Les premiers jours du tournoi, la côte de la Sbornaïa, l’équipe Russe, s’est envolée. Le patriotisme est ici aussi de mise, si l’on ose dire. A moins, comme le retraité Mikhaïl, de ne pas parier du tout sur son équipe nationale « pour ne pas jouer contre les siens ». Ou par superstition. Les Bleus ont la cote, au même titre que le Brésil, la Croatie ou l’Allemagne. Sergueï voit même la France en finale contre la Croatie.

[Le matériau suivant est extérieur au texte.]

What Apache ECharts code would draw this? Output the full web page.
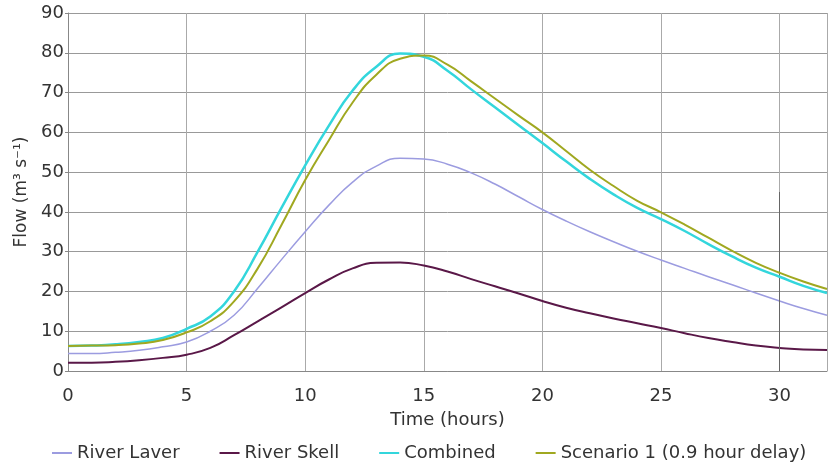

Avenue Novy Arbat, les écrans alignés sur trois étages ressemblent à des cours de Bourse avec des chiffres qui clignotent et varient en permanence sur des rangées d’ordinateurs. Les caisses plongées dans une semi-pénombre, où l’on vient déposer ses mises ou empocher ses gains, sont discrètes. Au plus fort du stress, les joueurs virtuels peuvent toujours se désaltérer d’une bière, puisqu’un bar est à leur disposition. Tibek, un jeune Kirghiz de 23 ans, « cuisinier de sushis », précise-t-il, profite de son jour de congé. Encore que, « en ce moment », il vient « souvent ». « Hier, j’ai misé sur les Espagnols 3 000 roubles [41 euros], et j’ai gagné 6 000 [81 euros] », dit-il avec le sourire. « Aujourd’hui, je viens pour la France. » Pas de gain à l’horizon, cette fois, hélas.

A ce niveau, à partir de 3 000 roubles et sans doute beaucoup plus, une salle VIP garnie de gros fauteuils moelleux et d’écrans quasi géants accueille dans une ambiance feutrée les parieurs aisés. Tout à côté, la compagnie de bookmakers Baltbet située au premier étage d’un établissement partagé avec un restaurant chinois, offre les mêmes prestations avec des petits box individuels et un salon fumeurs. « Le football est imprévisible », philosophe un homme nerveux en chemise bigarrée qui préfère taire ses pronostics. Encore quelques pas dans cette même avenue Novy Arbat, et voici une troisième enseigne, grand luxe. Chez Matchpoint, dont l’entrée un brin mégalo est gardée par deux vigiles aux allures d’agents du FSB (ex-KGB) avec leurs costumes tendus sur les biceps, des hôtesses guident les parieurs qui ont réservé une table ou un divan devant des écrans de télévision, moyennant 20 000 à 40 000 roubles, repas compris.

Table réservée depuis deux ans

« Cette table-ci était hier réservée [jour des matchs Russie-Uruguay, Espagne-Maroc et Iran-Portugal] depuis deux ans », nous informe aimablement Alexandra. Le soir, l’endroit fait salle comble. Il existe plus d’une trentaine de licences de bookmakers en Russie, et la plupart des mises se font d’abord sur Internet. Ambiance Coupe du monde aidant, cependant, les amateurs sont aujourd’hui nombreux à se déplacer. Et par la grâce du Mondial, depuis un an, la publicité étant autorisée, chaque établissement, dans un décor de ballons fous, se pique désormais de publier brochures et flyers.

Dans cette grande artère touristique de Novy Arbat, fréquentée par des groupes de supporteurs du monde entier surexcités, on peut donc parier à peu près tous les trois mètres, à condition de présenter des papiers d’identité, comme l’exige depuis 2014 la réglementation imposée pour « éviter les fraudes ». Les mineurs ne sont pas admis, les étrangers, oui (sachant, vous prévient-on, que vos gains seront taxés à 30 % au lieu de 13 % pour les Russes). Un petit tour suffit néanmoins à dresser cet autre constat : les paris restent une affaire d’hommes. Les femmes russes n’ont pas encore trouvé, tant s’en faut, le chemin des bookmakers.